Will we help to defend?

It is difficult for the outsider to visualize the enormous revolution in British policy that all this represents. The public commitment to an independent Malaya is a binding obligation in the world today. The attempt to bring Malays and Chinese together contrasts with the former policy of keeping them apart. The effort to arouse the political consciousness of both Malays and Chinese runs counter to old policies, attitudes, and institutions.

The new approach is better understood among top British administrators than it is lower in the ranks and among some of the rubber planters. Interservice jealousies get in the way. The very fact that independence is an object of policy creates problems of morale among the British civil servants who are charged with carrying it out, thus hastening the end of their own jobs. The secret of success lies in the establishment of confidence and hope in the future, a problem that Malaya alone cannot solve.

It is no accident, therefore, that Malaya is much more interested in American policy than most Americans would suppose. It is not only a matter of the price of rubber, as conversation in Kuala Lumpur or Singapore would seem to suggest, but also a question of American intention toward this part of the world. Can we and will we help to defend it in case of attack?

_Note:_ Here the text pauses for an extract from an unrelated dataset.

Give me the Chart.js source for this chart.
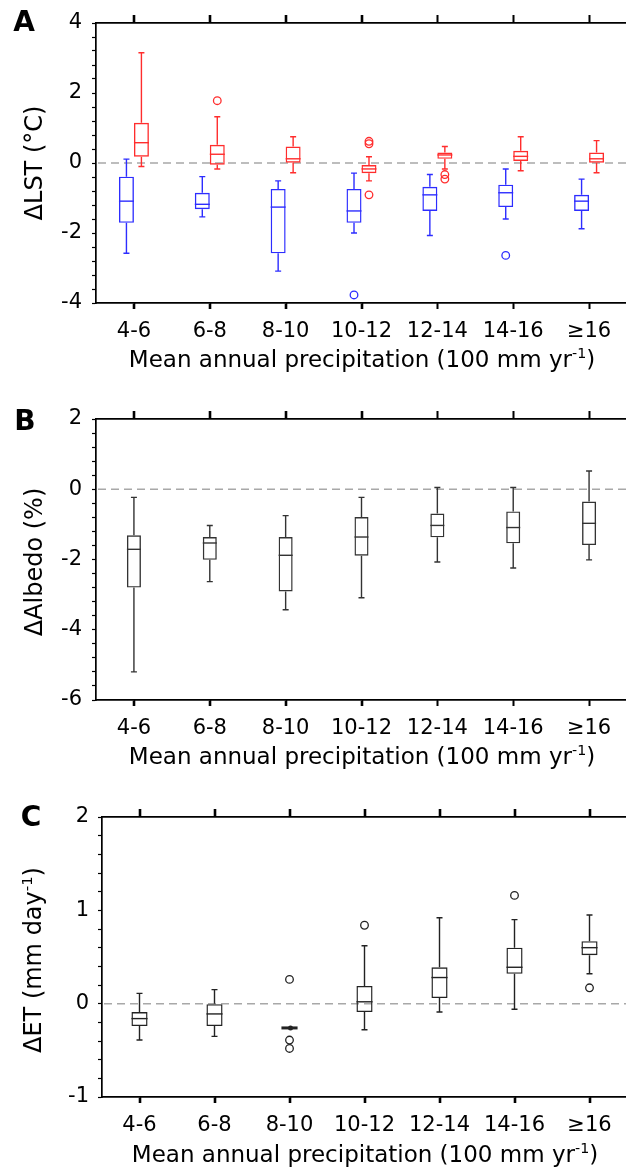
<!DOCTYPE html>
<html>
<head>
<meta charset="utf-8">
<script src="https://cdn.jsdelivr.net/npm/chart.js@4.4.1/dist/chart.umd.min.js"></script>
<style>
  html, body { margin: 0; padding: 0; background: #fff; overflow: hidden; width: 626px; height: 1174px; }
  body { position: relative; font-family: "DejaVu Sans", sans-serif; color: #000; }
  canvas { position: absolute; left: 0; }
  .txt { position: absolute; white-space: nowrap; line-height: 1; transform: translate(-50%, -50%); }
  .letter { font-weight: bold; font-size: 28px; }
  .xtitle { font-size: 23px; }
  .ytitle { font-size: 24px; transform: translate(-50%, -50%) rotate(-90deg); }
  sup { font-size: 62%; vertical-align: 0; position: relative; top: -0.6em; }
</style>
</head>
<body>
<canvas id="chartA" width="640" height="380" style="top:0px"></canvas>
<canvas id="chartB" width="640" height="385" style="top:390px"></canvas>
<canvas id="chartC" width="640" height="389" style="top:785px"></canvas>

<div class="txt letter" style="left:24px;top:22px">A</div>
<div class="txt letter" style="left:25px;top:421px">B</div>
<div class="txt letter" style="left:31px;top:817px">C</div>

<div class="txt ytitle" style="left:34px;top:163px">ΔLST (°C)</div>
<div class="txt ytitle" style="left:34px;top:562px">ΔAlbedo (%)</div>
<div class="txt ytitle" style="left:33px;top:960px">ΔET (mm day<sup>-1</sup>)</div>

<div class="txt xtitle" style="left:362px;top:359px">Mean annual precipitation (100 mm yr<sup>-1</sup>)</div>
<div class="txt xtitle" style="left:362px;top:756px">Mean annual precipitation (100 mm yr<sup>-1</sup>)</div>
<div class="txt xtitle" style="left:365px;top:1154px">Mean annual precipitation (100 mm yr<sup>-1</sup>)</div>

<script>
// Precipitation classes
const categories = ['4-6', '6-8', '8-10', '10-12', '12-14', '14-16', '≥16'];

// Box stats per class: [lower whisker, Q1, median, Q3, upper whisker]
const lstBlue = [
  [-2.58, -1.71, -1.09, -0.39, 0.11],
  [-1.54, -1.32, -1.18, -0.85, -0.39],
  [-3.09, -2.58, -1.26, -0.74, -0.51],
  [-2.00, -1.71, -1.37, -0.74, -0.29],
  [-2.07, -1.37, -0.91, -0.68, -0.33],
  [-1.60, -1.26, -0.85, -0.62, -0.17],
  [-1.88, -1.37, -1.09, -0.91, -0.46]
];
const lstBlueOutliers = [[], [], [], [-3.77], [], [-2.64], []];

const lstRed = [
  [-0.10, 0.18, 0.58, 1.15, 3.15],
  [-0.17, -0.05, 0.25, 0.52, 1.32],
  [-0.28, 0.01, 0.12, 0.47, 0.75],
  [-0.51, -0.29, -0.17, -0.06, 0.18],
  [-0.17, 0.12, 0.23, 0.30, 0.47],
  [-0.22, 0.06, 0.19, 0.35, 0.75],
  [-0.28, 0.01, 0.12, 0.30, 0.64]
];
const lstRedOutliers = [[], [1.78], [], [0.62, 0.55, -0.91], [-0.33, -0.46], [], []];

const albedo = [
  [-5.20, -2.80, -1.71, -1.31, -0.23],
  [-2.63, -2.01, -1.53, -1.36, -1.03],
  [-3.43, -2.91, -1.88, -1.36, -0.75],
  [-3.09, -1.89, -1.36, -0.79, -0.23],
  [-2.07, -1.37, -1.03, -0.69, 0.05],
  [-2.24, -1.54, -1.09, -0.63, 0.05],
  [-2.01, -1.59, -0.97, -0.35, 0.52]
];
const albedoOutliers = [[], [], [], [], [], [], []];

const et = [
  [-0.39, -0.24, -0.16, -0.09, 0.11],
  [-0.35, -0.24, -0.11, 0.00, 0.15],
  [-0.26, -0.26, -0.26, -0.26, -0.26],
  [-0.28, -0.09, 0.02, 0.19, 0.62],
  [-0.09, 0.06, 0.28, 0.39, 0.92],
  [-0.06, 0.32, 0.39, 0.60, 0.90],
  [0.32, 0.52, 0.60, 0.67, 0.95]
];
const etOutliers = [[], [], [0.26, -0.39, -0.48], [0.84], [], [1.16], [0.17]];

// Dashed zero line + whiskers, medians and outliers on top of the bar boxes
const boxPlugin = {
  id: 'boxWhiskers',
  beforeDatasetsDraw(chart) {
    const { ctx, chartArea, scales: { y } } = chart;
    const y0 = y.getPixelForValue(0);
    ctx.save();
    ctx.strokeStyle = '#a8a8a8';
    ctx.lineWidth = 1.5;
    ctx.setLineDash([8, 5]);
    ctx.beginPath();
    ctx.moveTo(chartArea.left + 2, y0);
    ctx.lineTo(chartArea.right, y0);
    ctx.stroke();
    ctx.restore();
  },
  afterDatasetsDraw(chart) {
    const { ctx, scales: { y } } = chart;
    chart.data.datasets.forEach((ds, i) => {
      const meta = chart.getDatasetMeta(i);
      meta.data.forEach((bar, j) => {
        const s = ds.stats[j];
        const x = bar.x, half = bar.width / 2, cap = 3;
        ctx.save();
        ctx.strokeStyle = ds.borderColor;
        ctx.lineWidth = 1.4;
        ctx.beginPath();
        // upper whisker
        ctx.moveTo(x, y.getPixelForValue(s[3]));
        ctx.lineTo(x, y.getPixelForValue(s[4]));
        ctx.moveTo(x - cap, y.getPixelForValue(s[4]));
        ctx.lineTo(x + cap, y.getPixelForValue(s[4]));
        // lower whisker
        ctx.moveTo(x, y.getPixelForValue(s[1]));
        ctx.lineTo(x, y.getPixelForValue(s[0]));
        ctx.moveTo(x - cap, y.getPixelForValue(s[0]));
        ctx.lineTo(x + cap, y.getPixelForValue(s[0]));
        ctx.stroke();
        // median (a collapsed box is drawn as a thick bar)
        ctx.lineWidth = s[1] === s[3] ? 3 : 1.4;
        ctx.beginPath();
        ctx.moveTo(x - half, y.getPixelForValue(s[2]));
        ctx.lineTo(x + half, y.getPixelForValue(s[2]));
        ctx.stroke();
        if (s[1] === s[3]) {
          ctx.fillStyle = ds.borderColor;
          ctx.beginPath();
          ctx.arc(x + 1, y.getPixelForValue(s[2]), 2.5, 0, Math.PI * 2);
          ctx.fill();
        }
        // outliers
        ctx.lineWidth = 1.3;
        ds.outliers[j].forEach(v => {
          ctx.beginPath();
          ctx.arc(x, y.getPixelForValue(v), 3.8, 0, Math.PI * 2);
          ctx.stroke();
        });
        ctx.restore();
      });
    });
  },
  afterDraw(chart) {
    // category tick marks outside the top and bottom frame lines
    const { ctx, chartArea, scales: { x } } = chart;
    ctx.save();
    ctx.strokeStyle = '#000';
    ctx.lineWidth = 1.6;
    ctx.beginPath();
    categories.forEach((c, i) => {
      const px = Math.round(x.getPixelForTick(i)) + 0.5;
      ctx.moveTo(px, chartArea.top - 8);
      ctx.lineTo(px, chartArea.top);
      ctx.moveTo(px, chartArea.bottom);
      ctx.lineTo(px, chartArea.bottom + 6);
    });
    ctx.stroke();
    ctx.restore();
  }
};

function boxDataset(stats, outliers, color, catPct) {
  return {
    data: stats.map(s => [s[1], s[3]]),
    stats: stats,
    outliers: outliers,
    backgroundColor: 'rgba(0,0,0,0)',
    borderColor: color,
    borderWidth: 1.4,
    borderSkipped: false,
    barPercentage: 1,
    categoryPercentage: catPct
  };
}

function makePanel(id, datasets, p) {
  const tickFont = { family: 'DejaVu Sans', size: 21 };
  const config = {
    type: 'bar',
    data: { labels: categories, datasets: datasets },
    options: {
      responsive: false,
      animation: false,
      devicePixelRatio: 1,
      layout: { padding: { top: p.padTop, right: 13, left: 0, bottom: 0 } },
      plugins: { legend: { display: false }, tooltip: { enabled: false } },
      scales: {
        x: {
          offset: true,
          grid: { drawOnChartArea: false, offset: false, tickLength: 6, tickColor: '#000', tickWidth: 1.6 },
          border: { color: '#000', width: 1.7 },
          ticks: { color: '#000', font: tickFont, padding: 10, autoSkip: false, maxRotation: 0 },
          afterFit: s => { s.height = p.xHeight; }
        },
        x2: {
          type: 'category',
          labels: categories,
          position: 'top',
          offset: true,
          grid: { drawOnChartArea: false, offset: false, tickLength: 8, tickColor: '#000', tickWidth: 1.6 },
          border: { color: '#000', width: 1.7 },
          ticks: { display: false },
          afterFit: s => { s.height = 8; }
        },
        y: {
          min: p.min,
          max: p.max,
          grid: { drawOnChartArea: false, tickLength: 4, tickColor: '#000', tickWidth: 1.2 },
          border: { color: '#000', width: 1.7 },
          ticks: {
            stepSize: p.step,
            autoSkip: false,
            color: '#000',
            font: tickFont,
            padding: p.yPad,
            callback: v => {
              const r = v / p.major;
              return Math.abs(r - Math.round(r)) < 1e-6 ? String(Math.round(v)) : '';
            }
          },
          afterFit: s => { s.width = p.yWidth; }
        }
      }
    },
    plugins: [boxPlugin]
  };
  return new Chart(document.getElementById(id).getContext('2d'), config);
}

// Panel A: LST, two series per class
makePanel('chartA', [
  boxDataset(lstBlue, lstBlueOutliers, 'rgb(45,45,255)', 0.395),
  boxDataset(lstRed, lstRedOutliers, 'rgb(255,45,45)', 0.395)
], { min: -4, max: 4, step: 0.4, major: 2, padTop: 15, xHeight: 77, yWidth: 96, yPad: 10 });

// Panel B: albedo
makePanel('chartB', [
  boxDataset(albedo, albedoOutliers, '#333', 0.185)
], { min: -6, max: 2, step: 0.4, major: 2, padTop: 21, xHeight: 75, yWidth: 96, yPad: 10 });

// Panel C: ET
makePanel('chartC', [
  boxDataset(et, etOutliers, '#222', 0.215)
], { min: -1, max: 2, step: 0.2, major: 1, padTop: 24, xHeight: 77, yWidth: 102, yPad: 9 });
</script>
</body>
</html>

Both Chinese and Malays remember the Japanese conquest and do not feel certain that the British can hold this part of the world by themselves. So long as there is a chance that the Communists may be taking over, neither Chinese nor Malays want to be on the black list and many will continue to pay blood money to the terrorists. The battle of ideas, we may do well to remind ourselves, always takes place within the framework of military realities and political prestige.